でも本当は欲云々より、どちらかというとユリイカのインタビューで見た、ファムファタールの否定、というのを思い出してしまった。
男の失敗の原因を押し付けられる、責任転嫁される魔性の女、の否定。
これも男性に虐げられる女性像のひとつなんだなって。
性別に関わらず、自分の行動に責任をもつことをそろそろちゃんと教えるべきだと思う。
これもユリイカの感想ですが、マイノリティへの共感は大きな声で言えるけれど、男社会への否定は怖くて言えない、それが2023年なのかなと。
より危ないことをしたやつが、より楽をしていい思いをしたやつが、より女の子をモノ扱いしたやつが勝ちという社会。
男の人もそこから落ちないように必死で誰も彼も辛い。
そういえば昔、はたちそこそこの男の子が、地元の友達は女の子をモノ扱いする奴らばかりでくそだ、って言っていて、この子若いのにすごい、世の中見えてると思ったことを思い出しました。
最近フェミニスト的感想ばかりになってしまう。人権に興味があるのかもしれない。
それよりファウスト。
ヘレネはいつ会っても何考えてるかわからない。オデュッセイアでも騙されてトロイアに連れて行かれたのです、どうかしていましたなんて言っていたり。一方でパリスと新婚旅行楽しんでからトロイアへ行ったなんて説もあったり。本当はキモいおっさんの夫より若く美しいパリスのほうがいいとも解釈できるし。
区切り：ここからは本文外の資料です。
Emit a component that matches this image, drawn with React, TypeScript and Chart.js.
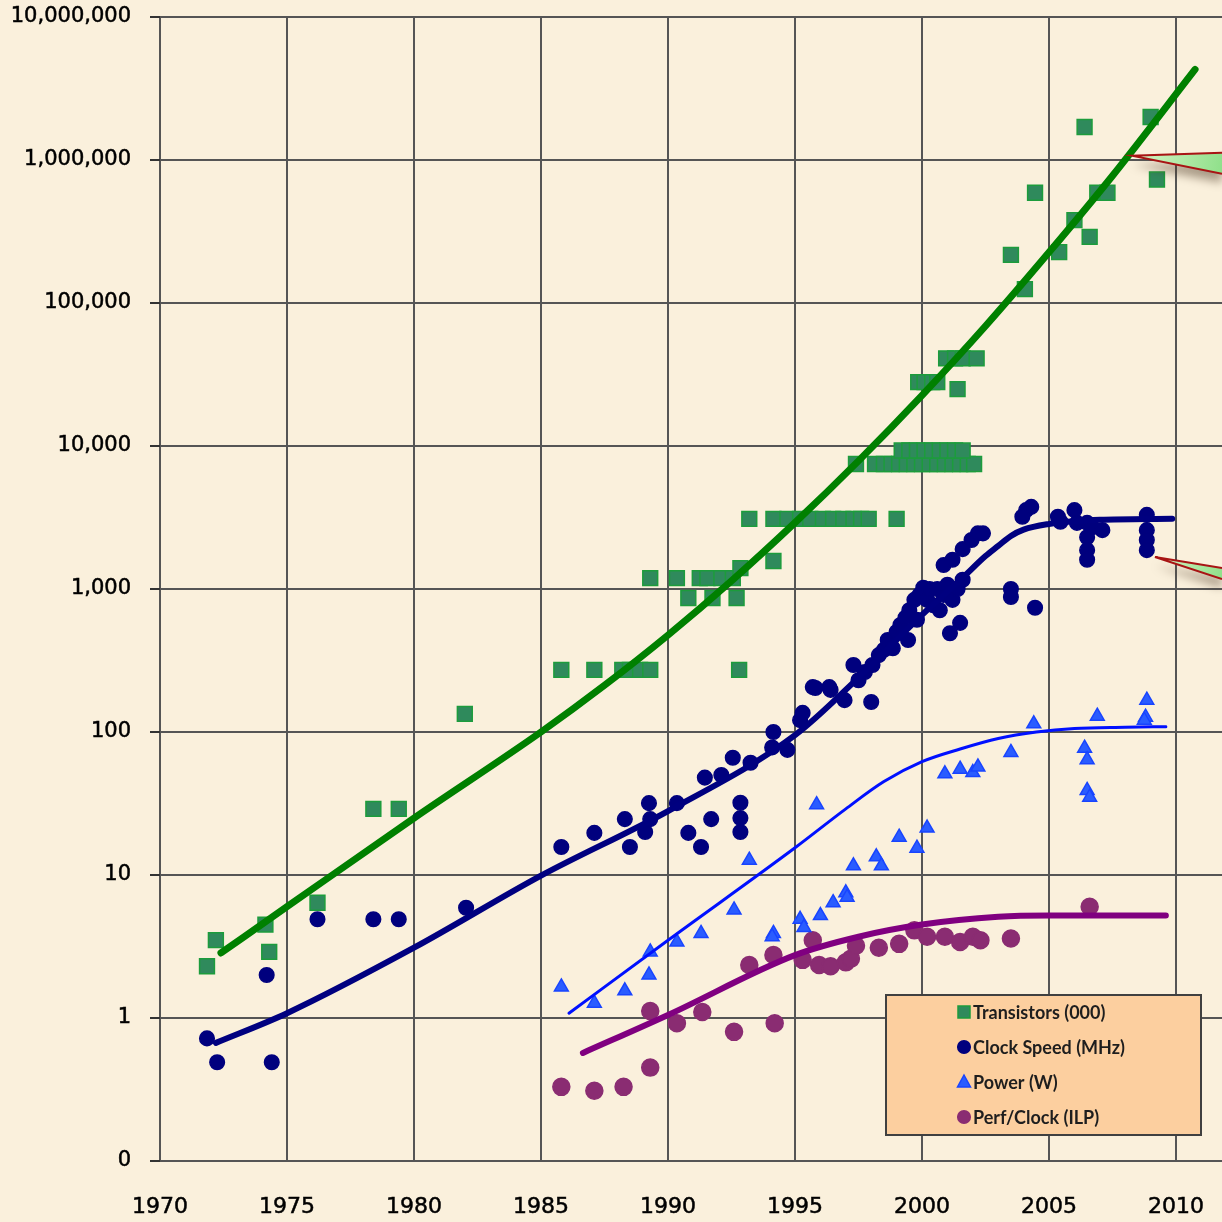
import React, { useEffect, useRef } from 'react';
import { Chart, registerables } from 'chart.js';

Chart.register(...registerables);

type Pt = [number, number];

const seriesLabels = ['Transistors (000)', 'Clock Speed (MHz)', 'Power (W)', 'Perf/Clock (ILP)'];

const xTickYears = [1970, 1975, 1980, 1985, 1990, 1995, 2000, 2005, 2010];
const yTickValues = [0.1, 1, 10, 100, 1000, 10000, 100000, 1000000, 10000000];
const yTickLabels = ['0', '1', '10', '100', '1,000', '10,000', '100,000', '1,000,000', '10,000,000'];

// Transistors (thousands)
const transistors: Pt[] = [
  [1971.85, 2.3], [1972.2, 3.5], [1974.15, 4.5], [1974.3, 2.9], [1976.2, 6.4], [1978.4, 29], [1979.4, 29], [1982.0, 134],
  [1985.8, 272], [1987.1, 272], [1988.2, 272], [1988.5, 272], [1988.9, 272], [1989.3, 272],
  [1989.3, 1190], [1990.35, 1190], [1991.25, 1190], [1991.55, 1190], [1992.1, 1190], [1992.55, 1190],
  [1990.8, 865], [1991.75, 865], [1992.7, 865], [1992.85, 1400], [1992.8, 272],
  [1993.2, 3090], [1994.15, 3090], [1994.15, 1570], [1994.7, 3090], [1995.2, 3090], [1995.6, 3090], [1996.1, 3090],
  [1996.5, 3090], [1996.9, 3090], [1997.3, 3090], [1997.6, 3090], [1997.9, 3090], [1999.0, 3090],
  [1997.4, 7480], [1998.15, 7480], [1998.5, 7480], [1998.8, 7480], [1999.1, 7480], [1999.4, 7480], [1999.7, 7480],
  [2000.0, 7480], [2000.3, 7480], [2000.6, 7480], [2000.9, 7480], [2001.2, 7480], [2001.5, 7480], [2001.8, 7480], [2002.05, 7480],
  [1999.2, 9300], [1999.5, 9300], [1999.8, 9300], [2000.1, 9300], [2000.4, 9300], [2000.7, 9300], [2001.0, 9300], [2001.3, 9300], [2001.6, 9300],
  [1999.85, 28000], [2000.1, 28000], [2000.4, 28000], [2000.6, 28000], [2001.4, 25000],
  [2000.95, 41000], [2001.3, 41000], [2001.6, 41000], [2002.15, 41000],
  [2003.5, 217000], [2004.05, 125000], [2004.45, 590000], [2005.4, 227000], [2006.0, 380000], [2006.4, 1700000],
  [2006.6, 290000], [2006.9, 590000], [2007.3, 590000], [2009.0, 2000000], [2009.25, 730000],
];

// Clock speed (MHz)
const clockSpeed: Pt[] = [
  [1971.85, 0.72], [1972.25, 0.49], [1974.2, 2.0], [1974.4, 0.49], [1976.2, 4.9], [1978.4, 4.9], [1979.4, 4.9], [1982.05, 5.9],
  [1985.8, 15.7], [1987.1, 19.7], [1988.3, 24.6], [1988.5, 15.7], [1989.1, 20], [1989.25, 31.8], [1989.3, 24.6],
  [1990.35, 31.8], [1990.8, 19.7], [1991.3, 15.7], [1991.45, 48], [1991.7, 24.6], [1992.1, 50], [1992.55, 66],
  [1992.85, 32], [1992.85, 25], [1992.85, 20], [1993.25, 61],
  [1994.15, 100], [1994.1, 78], [1994.7, 75], [1995.2, 121], [1995.3, 136], [1995.7, 206], [1995.8, 203],
  [1996.35, 206], [1996.4, 197], [1996.95, 167], [1997.3, 294], [1998.0, 162],
  [1997.5, 230], [1997.75, 263], [1998.05, 294], [1998.3, 345], [1998.5, 375], [1998.65, 440], [1998.85, 385],
  [1999.0, 500], [1999.15, 560], [1999.35, 630], [1999.45, 440], [1999.5, 710], [1999.7, 840], [1999.8, 610],
  [1999.9, 910], [2000.05, 1020], [2000.2, 840], [2000.3, 1000], [2000.45, 770], [2000.6, 1000], [2000.7, 710],
  [2000.85, 910], [2001.0, 1070], [2001.2, 840], [2001.4, 1000], [2001.6, 1160],
  [2000.85, 1470], [2001.1, 490], [2001.5, 580], [2001.2, 1600], [2001.6, 1900], [2001.95, 2200], [2002.2, 2450], [2002.4, 2450],
  [2003.5, 1000], [2003.5, 880], [2004.45, 740],
  [2004.1, 3560], [2004.3, 3750], [2003.95, 3200], [2005.45, 2950], [2005.35, 3200], [2006.0, 3560], [2006.1, 2900],
  [2006.5, 2900], [2006.5, 2300], [2006.5, 1870], [2006.5, 1600], [2006.7, 2700], [2007.1, 2580],
  [2008.85, 3300], [2008.85, 2580], [2008.85, 2200], [2008.85, 1870],
];

// Power (W)
const power: Pt[] = [
  [1985.8, 1.65], [1987.1, 1.27], [1988.3, 1.55], [1989.25, 2.0], [1989.3, 2.9], [1990.35, 3.4], [1991.3, 3.9],
  [1992.6, 5.7], [1993.2, 12.7], [1994.15, 3.9], [1994.1, 3.7], [1995.2, 4.9], [1995.35, 4.3], [1995.85, 31],
  [1996.0, 5.2], [1996.5, 6.4], [1997.0, 7.5], [1997.05, 7.0], [1997.3, 11.6], [1998.2, 13.4], [1998.4, 11.6],
  [1999.1, 18.4], [1999.8, 15.4], [2000.2, 21.3], [2000.9, 51], [2001.5, 55], [2002.0, 52], [2002.2, 57],
  [2003.5, 72], [2004.4, 114], [2006.4, 77], [2006.5, 64], [2006.5, 39], [2006.6, 35], [2006.9, 129],
  [2008.8, 127], [2008.85, 167], [2008.75, 121],
];

// Perf/Clock (ILP)
const perfClock: Pt[] = [
  [1985.8, 0.33], [1987.1, 0.31], [1988.25, 0.33], [1989.3, 0.45], [1989.3, 1.12], [1990.35, 0.92], [1991.35, 1.1],
  [1992.6, 0.8], [1993.2, 2.35], [1994.2, 0.92], [1994.15, 2.76], [1995.3, 2.55], [1995.7, 3.5], [1995.95, 2.35],
  [1996.4, 2.3], [1997.0, 2.45], [1997.2, 2.6], [1997.4, 3.2], [1998.3, 3.1], [1999.1, 3.3], [1999.7, 4.1],
  [2000.2, 3.7], [2000.9, 3.7], [2001.5, 3.4], [2002.0, 3.7], [2002.3, 3.5], [2003.5, 3.6], [2006.6, 6.0],
];

// Trend curves
const transistorTrend: Pt[] = [
  [1972.4, 2.85], [1975, 6.0], [1980, 25], [1985, 100], [1987.5, 212], [1990, 476], [1992.5, 1140], [1995, 2910],
  [1997.5, 7870], [2000, 22600], [2002.5, 69000], [2005, 226000], [2007.5, 776000], [2010.75, 4300000],
];
const clockTrend: Pt[] = [
  [1972.2, 0.67], [1975, 1.08], [1980, 3.1], [1985, 9.9], [1990, 28], [1995, 95], [1997.5, 240],
  [2000, 660], [2001.6, 1200], [2002.5, 1700], [2003, 2000], [2003.5, 2350], [2004, 2600], [2005, 2850],
  [2006, 2980], [2007, 3050], [2009.85, 3100],
];
const powerTrend: Pt[] = [
  [1986.1, 1.08], [1990, 3.5], [1995, 15.5], [1997, 29], [1998.5, 45], [2000, 62], [2001.5, 76], [2003, 90],
  [2004.5, 100], [2006, 106], [2008, 108], [2009.6, 109],
];
const perfTrend: Pt[] = [
  [1986.65, 0.57], [1990, 1.05], [1995, 2.75], [1997.5, 3.7], [2000, 4.5], [2003, 5.1], [2005, 5.2], [2009.6, 5.2],
];

// Callout pointer tips (year, value)
const calloutTips: Pt[] = [[2008.27, 1070000], [2009.17, 1675]];

const toXY = (arr: Pt[]) => arr.map(([x, y]) => ({ x, y }));

const seriesStyles = [
  { pointStyle: 'rect', bg: '#2f8a5c', border: '#1c9c3c', radius: 10.5, line: '#008000', lineWidth: 7 },
  { pointStyle: 'circle', bg: '#00007e', border: '#00007e', radius: 7.3, line: '#000080', lineWidth: 6 },
  { pointStyle: 'triangle', bg: '#2a5cff', border: '#1844ff', radius: 8, line: '#0010ff', lineWidth: 3 },
  { pointStyle: 'circle', bg: '#8a2c72', border: '#8a2c72', radius: 8.5, line: '#800080', lineWidth: 6 },
];

const pointSets = [transistors, clockSpeed, power, perfClock];
const trendSets = [transistorTrend, clockTrend, powerTrend, perfTrend];

const parchmentPlugin = {
  id: 'parchment',
  beforeDraw(chart: any) {
    const { ctx, width, height } = chart;
    ctx.save();
    ctx.fillStyle = '#faf0dc';
    ctx.fillRect(0, 0, width, height);
    ctx.restore();
  },
};

const calloutPlugin = {
  id: 'callouts',
  afterDraw(chart: any) {
    const { ctx, scales, width } = chart;
    const spans = [[-3, 18], [11, 22]];
    calloutTips.forEach(([yr, val], i) => {
      const tx = scales.x.getPixelForValue(yr);
      const ty = scales.y.getPixelForValue(val);
      const [d1, d2] = spans[i];
      ctx.save();
      ctx.beginPath();
      ctx.moveTo(tx, ty);
      ctx.lineTo(width, ty + d1);
      ctx.lineTo(width, ty + d2);
      ctx.closePath();
      ctx.shadowColor = 'rgba(70,50,30,0.45)';
      ctx.shadowBlur = 10;
      ctx.shadowOffsetY = 9;
      const g = ctx.createLinearGradient(tx, ty, width, ty + d2);
      g.addColorStop(0, '#d8f5c8');
      g.addColorStop(1, '#8fe08a');
      ctx.fillStyle = g;
      ctx.fill();
      ctx.restore();
      ctx.save();
      ctx.strokeStyle = '#a81414';
      ctx.lineWidth = 2;
      ctx.beginPath();
      ctx.moveTo(width, ty + d1);
      ctx.lineTo(tx, ty);
      ctx.lineTo(width, ty + d2);
      ctx.stroke();
      ctx.restore();
    });
  },
};

const legendPlugin = {
  id: 'boxLegend',
  afterDraw(chart: any) {
    const { ctx, chartArea } = chart;
    const left = chartArea.right - 336;
    const top = chartArea.bottom - 166;
    ctx.save();
    ctx.fillStyle = '#fccf9f';
    ctx.fillRect(left, top, 315, 140);
    ctx.strokeStyle = '#404040';
    ctx.lineWidth = 2;
    ctx.strokeRect(left, top, 315, 140);
    seriesLabels.forEach((label, i) => {
      const s = seriesStyles[i];
      const cx = left + 78;
      const cy = top + 17 + i * 35;
      ctx.fillStyle = s.bg;
      ctx.strokeStyle = s.border;
      ctx.lineWidth = 1.5;
      ctx.beginPath();
      if (s.pointStyle === 'rect') {
        ctx.rect(cx - 6, cy - 6, 12, 12);
      } else if (s.pointStyle === 'triangle') {
        ctx.moveTo(cx, cy - 7);
        ctx.lineTo(cx + 6.5, cy + 5);
        ctx.lineTo(cx - 6.5, cy + 5);
        ctx.closePath();
      } else {
        ctx.arc(cx, cy, 6.3, 0, Math.PI * 2);
      }
      ctx.fill();
      ctx.stroke();
      ctx.fillStyle = '#1e1e1e';
      ctx.font = 'bold 18px Lato';
      ctx.textBaseline = 'middle';
      ctx.textAlign = 'left';
      ctx.fillText(label, left + 87, cy + 1);
    });
    ctx.restore();
  },
};

export default function App() {
  const ref = useRef<HTMLCanvasElement | null>(null);

  useEffect(() => {
    if (!ref.current) return;
    const trendDatasets = trendSets.map((set, i) => ({
      label: seriesLabels[i] + ' trend',
      data: toXY(set),
      showLine: true,
      borderColor: seriesStyles[i].line,
      borderWidth: seriesStyles[i].lineWidth,
      borderCapStyle: 'round',
      borderJoinStyle: 'round',
      cubicInterpolationMode: 'monotone',
      pointRadius: 0,
      fill: false,
      order: 0,
    }));
    const pointDatasets = pointSets.map((set, i) => ({
      label: seriesLabels[i],
      data: toXY(set),
      showLine: false,
      pointStyle: seriesStyles[i].pointStyle,
      pointRadius: seriesStyles[i].radius,
      pointBackgroundColor: seriesStyles[i].bg,
      pointBorderColor: seriesStyles[i].border,
      pointBorderWidth: 1.5,
      order: 1,
    }));

    const chart = new Chart(ref.current, {
      type: 'scatter',
      data: { datasets: [...trendDatasets, ...pointDatasets] as any },
      plugins: [parchmentPlugin, calloutPlugin, legendPlugin],
      options: {
        responsive: false,
        animation: false,
        events: [],
        layout: { autoPadding: false, padding: { top: 17, left: 0, right: 0, bottom: 0 } },
        plugins: { legend: { display: false }, tooltip: { enabled: false } },
        scales: {
          x: {
            type: 'linear',
            min: 1970,
            max: 2011.81,
            afterBuildTicks: (s: any) => { s.ticks = xTickYears.map((v) => ({ value: v })); },
            afterFit: (s: any) => { s.height = 61; s.paddingLeft = 0; s.paddingRight = 0; },
            grid: { color: '#555555', lineWidth: 2, drawTicks: false },
            border: { display: false },
            ticks: {
              autoSkip: false,
              maxRotation: 0,
              padding: 0,
              color: '#000',
              textStrokeColor: '#000',
              textStrokeWidth: 0.5,
              font: { family: 'DejaVu Sans', size: 22, lineHeight: 93 / 22 },
              callback: (v: any) => String(v),
            },
          },
          y: {
            type: 'logarithmic',
            min: 0.1,
            max: 10000000,
            afterBuildTicks: (s: any) => { s.ticks = yTickValues.map((v) => ({ value: v })); },
            afterFit: (s: any) => { s.width = 160; s.paddingTop = 0; s.paddingBottom = 0; },
            grid: { color: '#555555', lineWidth: 2, drawTicks: true, tickLength: 10, tickColor: '#333333' },
            border: { display: false },
            ticks: {
              autoSkip: false,
              padding: 19,
              color: '#000',
              textStrokeColor: '#000',
              textStrokeWidth: 0.5,
              font: { family: 'DejaVu Sans', size: 21 },
              callback: (v: any) => {
                const idx = yTickValues.findIndex((t) => Math.abs(Math.log10(t) - Math.log10(Number(v))) < 1e-6);
                return idx >= 0 ? yTickLabels[idx] : '';
              },
            },
          },
        },
      } as any,
    });
    return () => chart.destroy();
  }, []);

  return (
    <div style={{ position: 'absolute', left: 0, top: 0, width: 1222, height: 1222 }}>
      <canvas ref={ref} width={1222} height={1222} style={{ display: 'block' }} />
    </div>
  );
}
クリュタイムネストラみたいに間男して夫を殺すくらいの行動はとらない。これならまだ、娘を生贄にされたことで恨んでいたとか感情が見えるのに。これ誰の説?阿刀田高だっけ。
ヘレネ自身はほとんどモノみたい。
だから、というかファムファタールを否定しておいてあれですが、ナオミはパリスが迎えに来ないと知って、キモいおっさんと生きていくしかないと腹を括って、強く美しく責任ある大人になったのかなあなんて。痴人の愛を考え直してみました。
あてずっぽうで書きます。
ヘレネたちと3人で1つ、の話は三位一体を連想させられたので、キリスト教世界へ戻ることを示唆しているのかなと。
戦争は教皇派と皇帝派の争いであり、破門といえばフリードリヒ2世?(まだ読んでません)。
上巻で、設定は15世紀のはずなのに16世紀の話がでてくる、という解説があったので全然違いますね。
しっかりめの解説も読んでみたいような気がする。けれどそこまでは大変な気もする。 -
読んだ本 ファウスト(二) ゲーテ 20230416
本読んだ後に、ネットであらすじを探すのは初めてですね。
この第二幕(二巻)は、ゲーテの死後に発表されたものらしく、一般的なファウストなるものは、第一幕(一巻)のことらしいです(間違えてたらご免)。
第二幕は、よりストーリー外の描写が長く、ギリシャの神様や戦争中の皇帝(こっちはストーリー内か)が長々と描かれていて、その中で物語と言えるのは極々簡単なもので、それが埋もれて見失ってしまうって感じです。
手塚治虫も漫画化している名作ってことですが、確かに悪魔のメフィストーフェレス、人造人間(魂?)のホムンクルスとか、創造力は素晴らしいものがあるかも。
戯曲なので、読み易いですが、わかりづらいです。